Reason: Extend GitLab CI/CD to automate deployments across all environments including AWS production, improving velocity, consistency, and reliability.
Requirements:
- Pipeline standardization & templating (GitLab CI `include`).
- Secure AWS deployment configuration in GitLab CI/CD (with protected variables, IAM roles).
- Develop deployment scripts/templates (AWS CLI, SDKs, Terraform/CloudFormation via GitLab CI).
- Define clear environment promotion strategy (GitLab Environments, branch-based workflows, protected branches/tags for production).
- Incremental rollout to production, starting with less critical apps, monitoring, and refining.
Phase 4: Comprehensive Monitoring & Continuous Improvement (Months 10-12)
Objective: Establish robust observability, standardize development practices for long-term sustainability, complete MongoDB upgrades, and conduct a comprehensive review to inform future planning.
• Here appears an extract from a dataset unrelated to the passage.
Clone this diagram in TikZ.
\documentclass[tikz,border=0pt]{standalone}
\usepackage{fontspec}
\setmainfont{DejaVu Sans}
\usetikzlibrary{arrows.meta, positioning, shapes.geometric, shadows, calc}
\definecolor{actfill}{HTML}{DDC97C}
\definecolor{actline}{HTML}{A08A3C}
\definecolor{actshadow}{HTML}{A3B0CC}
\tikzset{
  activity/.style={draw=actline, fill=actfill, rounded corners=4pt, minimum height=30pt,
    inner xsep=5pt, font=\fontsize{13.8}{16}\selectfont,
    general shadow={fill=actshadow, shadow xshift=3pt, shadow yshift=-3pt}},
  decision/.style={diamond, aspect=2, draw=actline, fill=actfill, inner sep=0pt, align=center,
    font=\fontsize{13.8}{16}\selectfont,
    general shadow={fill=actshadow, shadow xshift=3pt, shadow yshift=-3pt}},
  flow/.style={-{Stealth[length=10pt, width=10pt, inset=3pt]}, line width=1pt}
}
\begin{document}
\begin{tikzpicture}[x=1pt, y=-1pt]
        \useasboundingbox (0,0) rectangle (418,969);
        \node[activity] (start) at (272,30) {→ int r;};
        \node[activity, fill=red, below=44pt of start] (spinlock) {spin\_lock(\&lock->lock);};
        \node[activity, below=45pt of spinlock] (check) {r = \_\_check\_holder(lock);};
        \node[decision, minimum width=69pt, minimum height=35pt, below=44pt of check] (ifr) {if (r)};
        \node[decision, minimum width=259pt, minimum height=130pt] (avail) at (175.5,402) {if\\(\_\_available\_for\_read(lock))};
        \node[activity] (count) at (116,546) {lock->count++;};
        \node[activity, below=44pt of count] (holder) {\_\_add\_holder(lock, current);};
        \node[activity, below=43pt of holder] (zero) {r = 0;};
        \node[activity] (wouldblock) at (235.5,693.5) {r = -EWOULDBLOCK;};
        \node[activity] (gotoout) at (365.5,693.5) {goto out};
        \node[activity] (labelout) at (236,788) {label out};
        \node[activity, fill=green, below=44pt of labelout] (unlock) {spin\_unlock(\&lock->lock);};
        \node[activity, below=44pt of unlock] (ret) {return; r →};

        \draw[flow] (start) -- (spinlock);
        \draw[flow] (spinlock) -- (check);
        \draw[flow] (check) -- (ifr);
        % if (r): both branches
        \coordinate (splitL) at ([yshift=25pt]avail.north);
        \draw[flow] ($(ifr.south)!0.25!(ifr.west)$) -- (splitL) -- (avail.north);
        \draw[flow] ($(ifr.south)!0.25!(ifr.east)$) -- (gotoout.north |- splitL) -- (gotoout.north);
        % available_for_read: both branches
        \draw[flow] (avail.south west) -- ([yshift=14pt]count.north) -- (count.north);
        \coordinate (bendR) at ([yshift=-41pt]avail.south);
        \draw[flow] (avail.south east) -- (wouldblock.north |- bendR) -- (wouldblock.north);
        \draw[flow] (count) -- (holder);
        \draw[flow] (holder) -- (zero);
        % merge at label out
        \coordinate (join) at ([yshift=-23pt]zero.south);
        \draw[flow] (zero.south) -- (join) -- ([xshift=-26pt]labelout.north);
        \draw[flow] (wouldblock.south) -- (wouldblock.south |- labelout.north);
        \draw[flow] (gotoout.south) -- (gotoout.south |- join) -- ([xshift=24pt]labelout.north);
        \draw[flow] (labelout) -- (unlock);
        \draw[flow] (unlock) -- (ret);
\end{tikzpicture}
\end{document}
Reason: Crucial for troubleshooting, security monitoring, operational awareness across on-prem and AWS. User desires "graphical based controls. At the moment we dont have a centralised approach, log collection is segmented for different workloads which consumes time in evaluation "
Planned implementation: Graylog (as its all-in-one and user-friendly.
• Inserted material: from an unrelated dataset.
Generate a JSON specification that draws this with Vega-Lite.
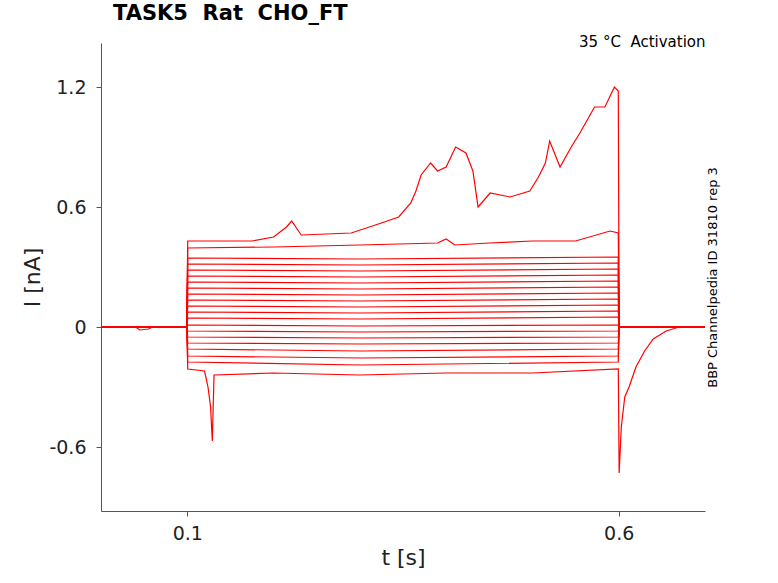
{
  "$schema": "https://vega.github.io/schema/vega-lite/v6.json",
  "autosize": "none",
  "width": 604,
  "height": 468,
  "padding": {"left": 101, "top": 43, "right": 73, "bottom": 72},
  "background": "white",
  "config": {"font": "DejaVu Sans", "view": {"stroke": null}},
  "title": {"text": "TASK5\u00a0\u00a0Rat\u00a0\u00a0CHO_FT", "frame": "group", "anchor": "start", "dx": 12, "fontSize": 21, "fontWeight": "bold", "offset": 10},
  "datasets": {
    "traces": [
      {"trace": 1, "t": 0, "i": 0}, {"trace": 1, "t": 0.04, "i": 0}, {"trace": 1, "t": 0.045, "i": -0.015}, {"trace": 1, "t": 0.055, "i": -0.01}, {"trace": 1, "t": 0.06, "i": 0}, {"trace": 1, "t": 0.0995, "i": 0},
      {"trace": 1, "t": 0.1005, "i": 0.43}, {"trace": 1, "t": 0.106, "i": 0.43}, {"trace": 1, "t": 0.175, "i": 0.43}, {"trace": 1, "t": 0.2, "i": 0.45}, {"trace": 1, "t": 0.215, "i": 0.5}, {"trace": 1, "t": 0.221, "i": 0.53},
      {"trace": 1, "t": 0.232, "i": 0.46}, {"trace": 1, "t": 0.29, "i": 0.47}, {"trace": 1, "t": 0.325, "i": 0.52}, {"trace": 1, "t": 0.345, "i": 0.55}, {"trace": 1, "t": 0.359, "i": 0.62}, {"trace": 1, "t": 0.365, "i": 0.68},
      {"trace": 1, "t": 0.371, "i": 0.76}, {"trace": 1, "t": 0.382, "i": 0.82}, {"trace": 1, "t": 0.39, "i": 0.78}, {"trace": 1, "t": 0.4, "i": 0.8}, {"trace": 1, "t": 0.411, "i": 0.9}, {"trace": 1, "t": 0.423, "i": 0.87},
      {"trace": 1, "t": 0.431, "i": 0.78}, {"trace": 1, "t": 0.437, "i": 0.6}, {"trace": 1, "t": 0.451, "i": 0.67}, {"trace": 1, "t": 0.474, "i": 0.65}, {"trace": 1, "t": 0.497, "i": 0.68}, {"trace": 1, "t": 0.507, "i": 0.75},
      {"trace": 1, "t": 0.515, "i": 0.82}, {"trace": 1, "t": 0.52, "i": 0.93}, {"trace": 1, "t": 0.532, "i": 0.8}, {"trace": 1, "t": 0.545, "i": 0.9}, {"trace": 1, "t": 0.555, "i": 0.97}, {"trace": 1, "t": 0.572, "i": 1.1},
      {"trace": 1, "t": 0.584, "i": 1.1}, {"trace": 1, "t": 0.595, "i": 1.2}, {"trace": 1, "t": 0.5995, "i": 1.18}, {"trace": 1, "t": 0.6005, "i": 0}, {"trace": 1, "t": 0.7, "i": 0},

      {"trace": 2, "t": 0, "i": 0}, {"trace": 2, "t": 0.0995, "i": 0}, {"trace": 2, "t": 0.1005, "i": 0.395}, {"trace": 2, "t": 0.2, "i": 0.4}, {"trace": 2, "t": 0.3, "i": 0.41}, {"trace": 2, "t": 0.39, "i": 0.42},
      {"trace": 2, "t": 0.4, "i": 0.44}, {"trace": 2, "t": 0.41, "i": 0.41}, {"trace": 2, "t": 0.45, "i": 0.42}, {"trace": 2, "t": 0.5, "i": 0.43}, {"trace": 2, "t": 0.55, "i": 0.43}, {"trace": 2, "t": 0.59, "i": 0.48},
      {"trace": 2, "t": 0.5995, "i": 0.47}, {"trace": 2, "t": 0.6005, "i": 0}, {"trace": 2, "t": 0.7, "i": 0},

      {"trace": 3, "t": 0, "i": 0}, {"trace": 3, "t": 0.0995, "i": 0}, {"trace": 3, "t": 0.1005, "i": 0.345}, {"trace": 3, "t": 0.3, "i": 0.34}, {"trace": 3, "t": 0.5995, "i": 0.35}, {"trace": 3, "t": 0.6005, "i": 0}, {"trace": 3, "t": 0.7, "i": 0},
      {"trace": 4, "t": 0, "i": 0}, {"trace": 4, "t": 0.0995, "i": 0}, {"trace": 4, "t": 0.1005, "i": 0.315}, {"trace": 4, "t": 0.3, "i": 0.31}, {"trace": 4, "t": 0.5995, "i": 0.32}, {"trace": 4, "t": 0.6005, "i": 0}, {"trace": 4, "t": 0.7, "i": 0},
      {"trace": 5, "t": 0, "i": 0}, {"trace": 5, "t": 0.0995, "i": 0}, {"trace": 5, "t": 0.1005, "i": 0.285}, {"trace": 5, "t": 0.3, "i": 0.28}, {"trace": 5, "t": 0.5995, "i": 0.29}, {"trace": 5, "t": 0.6005, "i": 0}, {"trace": 5, "t": 0.7, "i": 0},
      {"trace": 6, "t": 0, "i": 0}, {"trace": 6, "t": 0.0995, "i": 0}, {"trace": 6, "t": 0.1005, "i": 0.255}, {"trace": 6, "t": 0.3, "i": 0.25}, {"trace": 6, "t": 0.5995, "i": 0.26}, {"trace": 6, "t": 0.6005, "i": 0}, {"trace": 6, "t": 0.7, "i": 0},
      {"trace": 7, "t": 0, "i": 0}, {"trace": 7, "t": 0.0995, "i": 0}, {"trace": 7, "t": 0.1005, "i": 0.225}, {"trace": 7, "t": 0.3, "i": 0.22}, {"trace": 7, "t": 0.5995, "i": 0.23}, {"trace": 7, "t": 0.6005, "i": 0}, {"trace": 7, "t": 0.7, "i": 0},
      {"trace": 8, "t": 0, "i": 0}, {"trace": 8, "t": 0.0995, "i": 0}, {"trace": 8, "t": 0.1005, "i": 0.195}, {"trace": 8, "t": 0.3, "i": 0.19}, {"trace": 8, "t": 0.5995, "i": 0.2}, {"trace": 8, "t": 0.6005, "i": 0}, {"trace": 8, "t": 0.7, "i": 0},
      {"trace": 9, "t": 0, "i": 0}, {"trace": 9, "t": 0.0995, "i": 0}, {"trace": 9, "t": 0.1005, "i": 0.165}, {"trace": 9, "t": 0.3, "i": 0.16}, {"trace": 9, "t": 0.5995, "i": 0.17}, {"trace": 9, "t": 0.6005, "i": 0}, {"trace": 9, "t": 0.7, "i": 0},
      {"trace": 10, "t": 0, "i": 0}, {"trace": 10, "t": 0.0995, "i": 0}, {"trace": 10, "t": 0.1005, "i": 0.135}, {"trace": 10, "t": 0.3, "i": 0.13}, {"trace": 10, "t": 0.5995, "i": 0.14}, {"trace": 10, "t": 0.6005, "i": 0}, {"trace": 10, "t": 0.7, "i": 0},
      {"trace": 11, "t": 0, "i": 0}, {"trace": 11, "t": 0.0995, "i": 0}, {"trace": 11, "t": 0.1005, "i": 0.105}, {"trace": 11, "t": 0.3, "i": 0.1}, {"trace": 11, "t": 0.5995, "i": 0.11}, {"trace": 11, "t": 0.6005, "i": 0}, {"trace": 11, "t": 0.7, "i": 0},
      {"trace": 12, "t": 0, "i": 0}, {"trace": 12, "t": 0.0995, "i": 0}, {"trace": 12, "t": 0.1005, "i": 0.075}, {"trace": 12, "t": 0.3, "i": 0.07}, {"trace": 12, "t": 0.5995, "i": 0.08}, {"trace": 12, "t": 0.6005, "i": 0}, {"trace": 12, "t": 0.7, "i": 0},
      {"trace": 13, "t": 0, "i": 0}, {"trace": 13, "t": 0.0995, "i": 0}, {"trace": 13, "t": 0.1005, "i": 0.045}, {"trace": 13, "t": 0.3, "i": 0.04}, {"trace": 13, "t": 0.5995, "i": 0.05}, {"trace": 13, "t": 0.6005, "i": 0}, {"trace": 13, "t": 0.7, "i": 0},
      {"trace": 14, "t": 0, "i": 0}, {"trace": 14, "t": 0.0995, "i": 0}, {"trace": 14, "t": 0.1005, "i": 0.01}, {"trace": 14, "t": 0.3, "i": 0.005}, {"trace": 14, "t": 0.5995, "i": 0.01}, {"trace": 14, "t": 0.6005, "i": 0}, {"trace": 14, "t": 0.7, "i": 0},
      {"trace": 15, "t": 0, "i": 0}, {"trace": 15, "t": 0.0995, "i": 0}, {"trace": 15, "t": 0.1005, "i": -0.02}, {"trace": 15, "t": 0.3, "i": -0.025}, {"trace": 15, "t": 0.5995, "i": -0.02}, {"trace": 15, "t": 0.6005, "i": 0}, {"trace": 15, "t": 0.7, "i": 0},
      {"trace": 16, "t": 0, "i": 0}, {"trace": 16, "t": 0.0995, "i": 0}, {"trace": 16, "t": 0.1005, "i": -0.05}, {"trace": 16, "t": 0.3, "i": -0.055}, {"trace": 16, "t": 0.5995, "i": -0.05}, {"trace": 16, "t": 0.6005, "i": 0}, {"trace": 16, "t": 0.7, "i": 0},
      {"trace": 17, "t": 0, "i": 0}, {"trace": 17, "t": 0.0995, "i": 0}, {"trace": 17, "t": 0.1005, "i": -0.08}, {"trace": 17, "t": 0.3, "i": -0.085}, {"trace": 17, "t": 0.5995, "i": -0.08}, {"trace": 17, "t": 0.6005, "i": 0}, {"trace": 17, "t": 0.7, "i": 0},
      {"trace": 18, "t": 0, "i": 0}, {"trace": 18, "t": 0.0995, "i": 0}, {"trace": 18, "t": 0.1005, "i": -0.11}, {"trace": 18, "t": 0.3, "i": -0.12}, {"trace": 18, "t": 0.5995, "i": -0.11}, {"trace": 18, "t": 0.6005, "i": 0}, {"trace": 18, "t": 0.7, "i": 0},
      {"trace": 19, "t": 0, "i": 0}, {"trace": 19, "t": 0.0995, "i": 0}, {"trace": 19, "t": 0.1005, "i": -0.145}, {"trace": 19, "t": 0.3, "i": -0.155}, {"trace": 19, "t": 0.5995, "i": -0.145}, {"trace": 19, "t": 0.6005, "i": 0}, {"trace": 19, "t": 0.7, "i": 0},
      {"trace": 20, "t": 0, "i": 0}, {"trace": 20, "t": 0.0995, "i": 0}, {"trace": 20, "t": 0.1005, "i": -0.175}, {"trace": 20, "t": 0.3, "i": -0.19}, {"trace": 20, "t": 0.5995, "i": -0.175}, {"trace": 20, "t": 0.6005, "i": 0}, {"trace": 20, "t": 0.7, "i": 0},

      {"trace": 21, "t": 0, "i": 0}, {"trace": 21, "t": 0.0995, "i": 0}, {"trace": 21, "t": 0.1005, "i": -0.21}, {"trace": 21, "t": 0.12, "i": -0.22}, {"trace": 21, "t": 0.124, "i": -0.3}, {"trace": 21, "t": 0.127, "i": -0.4},
      {"trace": 21, "t": 0.129, "i": -0.57}, {"trace": 21, "t": 0.131, "i": -0.24}, {"trace": 21, "t": 0.2, "i": -0.23}, {"trace": 21, "t": 0.3, "i": -0.24}, {"trace": 21, "t": 0.4, "i": -0.23}, {"trace": 21, "t": 0.5, "i": -0.23},
      {"trace": 21, "t": 0.5995, "i": -0.21}, {"trace": 21, "t": 0.6005, "i": -0.73}, {"trace": 21, "t": 0.603, "i": -0.5}, {"trace": 21, "t": 0.607, "i": -0.35}, {"trace": 21, "t": 0.612, "i": -0.3}, {"trace": 21, "t": 0.62, "i": -0.2},
      {"trace": 21, "t": 0.63, "i": -0.12}, {"trace": 21, "t": 0.64, "i": -0.06}, {"trace": 21, "t": 0.655, "i": -0.02}, {"trace": 21, "t": 0.67, "i": 0}, {"trace": 21, "t": 0.7, "i": 0}
    ]
  },
  "data": {"name": "traces"},
  "layer": [
    {
      "mark": {"type": "line", "color": "red", "strokeWidth": 1.2, "clip": true},
      "encoding": {
        "x": {"field": "t", "type": "quantitative", "scale": {"domain": [0, 0.7], "nice": false},
          "axis": {"values": [0.1, 0.6], "labelExpr": "toString(datum.value)", "title": "t [s]", "grid": false, "labelFontSize": 19, "titleFontSize": 22, "titleFontWeight": "normal", "tickDirection": "inward", "tickSize": 5, "labelPadding": 8, "domainColor": "#555", "tickColor": "#555", "labelColor": "#222", "titleColor": "#222"}},
        "y": {"field": "i", "type": "quantitative", "scale": {"domain": [-0.92, 1.42], "nice": false, "zero": false},
          "axis": {"values": [-0.6, 0, 0.6, 1.2], "labelExpr": "toString(datum.value)", "title": "I [nA]", "grid": false, "labelFontSize": 19, "titleFontSize": 22, "titleFontWeight": "normal", "labelPadding": 10, "domainColor": "#555", "tickColor": "#555", "labelColor": "#222", "titleColor": "#222"}},
        "detail": {"field": "trace"},
        "order": {"field": "t"}
      }
    },
    {
      "mark": {"type": "line", "opacity": 0},
      "encoding": {
        "x": {"field": "t", "type": "quantitative", "axis": {"orient": "top", "title": "35 °C\u00a0\u00a0Activation", "titleAnchor": "end", "titleFontSize": 15, "titleFontWeight": "normal", "labels": false, "ticks": false, "domain": false, "titlePadding": -6, "titleColor": "#000"}},
        "y": {"field": "i", "type": "quantitative", "axis": {"orient": "right", "title": "BBP Channelpedia ID 31810 rep 3", "titleAngle": 270, "titleFontSize": 13, "titleFontWeight": "normal", "labels": false, "ticks": false, "domain": false, "titlePadding": 14, "titleColor": "#000"}},
        "detail": {"field": "trace"}
      }
    }
  ],
  "resolve": {"axis": {"x": "independent", "y": "independent"}}
}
Requirements: Infrastructure provisioning, agent deployment (Grafana Alloy/Fluentd) on Linux/Windows/apps/AWS, dashboarding & alerting in Graylog UI.
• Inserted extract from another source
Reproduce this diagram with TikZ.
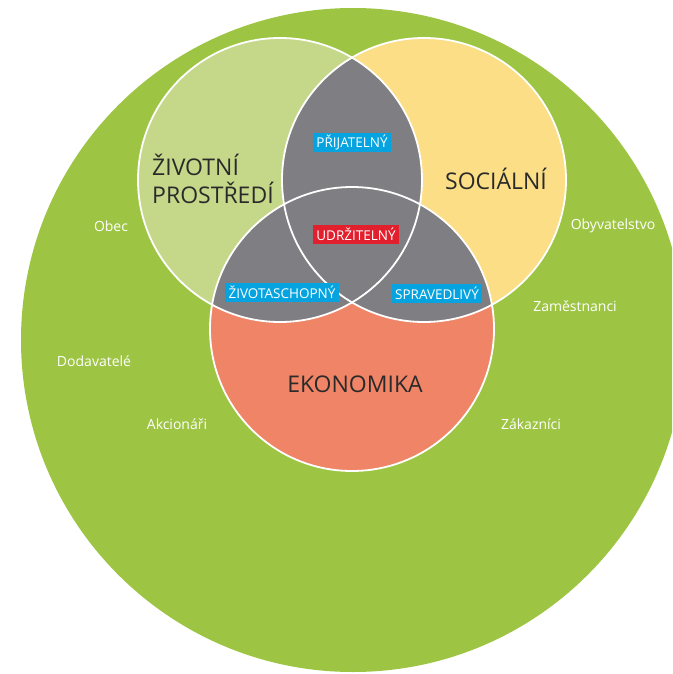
\documentclass[tikz,border=0pt]{standalone}
\usepackage{fontspec}
\setmainfont{Open Sans}
\definecolor{outergreen}{HTML}{9DC543}
\definecolor{envgreen}{HTML}{C5D88A}
\definecolor{socyellow}{HTML}{FBDE86}
\definecolor{ecosalmon}{HTML}{F08466}
\definecolor{lensgray}{HTML}{7F7F83}
\definecolor{tagblue}{HTML}{05A3DF}
\definecolor{tagred}{HTML}{E21F2D}
\definecolor{darktext}{HTML}{2A2A2A}
\tikzset{
  bigtext/.style={font=\fontsize{23}{28}\selectfont, text=darktext, align=left, inner sep=0pt},
  tagbox/.style={fill=tagblue, text=white, font=\fontsize{13.5}{15}\selectfont, inner xsep=3.5pt, inner ysep=0pt, minimum height=19pt},
  redbox/.style={tagbox, fill=tagred},
  outerlabel/.style={text=white, font=\fontsize{14}{16}\selectfont, inner sep=0pt},
  ring/.style={draw=white, line width=1.8pt}
}
\begin{document}
\begin{tikzpicture}[x=1pt, y=-1pt]
  \useasboundingbox (0,0) rectangle (672,674);
  \clip (0,0) rectangle (672,674);
  % outer circle
  \fill[outergreen] (353,340) circle[radius=332pt];
  % three circles
  \fill[envgreen] (280,180) circle[radius=142pt];
  \fill[socyellow] (424,180) circle[radius=142pt];
  \fill[ecosalmon] (352,329) circle[radius=142pt];
  % intersections
  \begin{scope}
    \clip (280,180) circle[radius=142pt];
    \fill[lensgray] (424,180) circle[radius=142pt];
    \fill[lensgray] (352,329) circle[radius=142pt];
  \end{scope}
  \begin{scope}
    \clip (424,180) circle[radius=142pt];
    \fill[lensgray] (352,329) circle[radius=142pt];
  \end{scope}
  % outlines
  \draw[ring] (280,180) circle[radius=142pt];
  \draw[ring] (424,180) circle[radius=142pt];
  \draw[ring] (352,329) circle[radius=142pt];
  % main labels
  \node[bigtext, anchor=west] (env) at (152,179) {ŽIVOTNÍ\\PROSTŘEDÍ};
  \node[bigtext] (soc) at (496,179) {SOCIÁLNÍ};
  \node[bigtext] (eco) at (355,384) {EKONOMIKA};
  % tags
  \node[tagbox] (prij) at (352,142) {PŘIJATELNÝ};
  \node[redbox] (udrz) at (356,234) {UDRŽITELNÝ};
  \node[tagbox] (ziv) at (282,292) {ŽIVOTASCHOPNÝ};
  \node[tagbox] (sprav) at (437,293) {SPRAVEDLIVÝ};
  % stakeholders
  \node[outerlabel] (obec) at (111,226) {Obec};
  \node[outerlabel] (obyv) at (613,226) {Obyvatelstvo};
  \node[outerlabel] (zam) at (575,306) {Zaměstnanci};
  \node[outerlabel] (dod) at (94,361) {Dodavatelé};
  \node[outerlabel] (akc) at (177,424) {Akcionáři};
  \node[outerlabel] (zak) at (531,424) {Zákazníci};
\end{tikzpicture}
\end{document}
Reason: Sustain "latest software" goal, prevent drift towards outdated software and upgrade anxieties.
Requirements:
- Policy definition & governance (OS versioning, Node.js LTS adoption process).
- Enforce Node.js Version Management (NVM locally, Docker in CI/CD & deployed envs).
- Standardized base images (VM templates for XCP-ng/Hyper-V, Docker images for .NET/Node.js) with regular updates.
- Automated patching & updates using the IPA & Ansible (scheduled GitLab CI or AWX jobs).
Reason: Complete ongoing critical database upgrade from MongoDB v6 to v7 for dev/test/sand environments.
Requirments: Complete upgrade process for all targeted replica sets, perform comprehensive functional/performance validation, set Feature Compatibility Version (FCV) to "7.0" cautiously, update documentation.
Reason: Conclusion of this 1-year roadmap with a review of achievements, lessons learned, and team feedback to inform future strategic planning.
Requirements:
- Assess progress against roadmap goals (quantify improvements).
- Capture lessons learned (workshops, feedback sessions).
- Gather team feedback on new tools/processes.
- Strategic planning for Year 2 and beyond (e.g., further cloud adoption, Kubernetes, advanced security, cost optimization, deeper automation).
Key Decisions Justification
- Migrating from XenServer to XCP-ng: Chosen for being open-source, actively maintained, with a clear upgrade path and familiar architecture.
- Adopting Rocky Linux 9: Stable, RHEL-compatible, community-supported replacement for CentOS with long-term support.
- Using the IPA server & Ansible: Provides centralized identity and configuration management with automation and auditing capabilities.
- Switching to GitLab CI/CD: Replaces Jenkins with integrated source control, pipelines, and security scanning — aligning with modern DevOps practices. There's a possibility of code scanning from security prospective (more testing/poc is required) as somehow we find the testing team review overlooking the webapp security which places this overhead on devops team which consumes time. An automated tool integrated within the delivery pipeline will helpus.
- Grafana Loki vs Graylog vs ELK: Trade-offs were evaluated; Grafana Loki or Graylog selected for usability and lower complexity vs ELK stack.
Impact & Future Planning
- Improved Security Posture: EOL risk eliminated, MFA enforced, automated patching in place.
- Increased Development Velocity: CI/CD automation reduces manual errors, accelerates deployments.
- Stronger Compliance Readiness: System centralization and logging support audit trails and access control.
- Lower Operational Overhead: Ansible & FreeIPA reduce manual administrative tasks.
- Path Forward: Year 2 can explore Kubernetes, enhanced cost monitoring, and full SRE practices.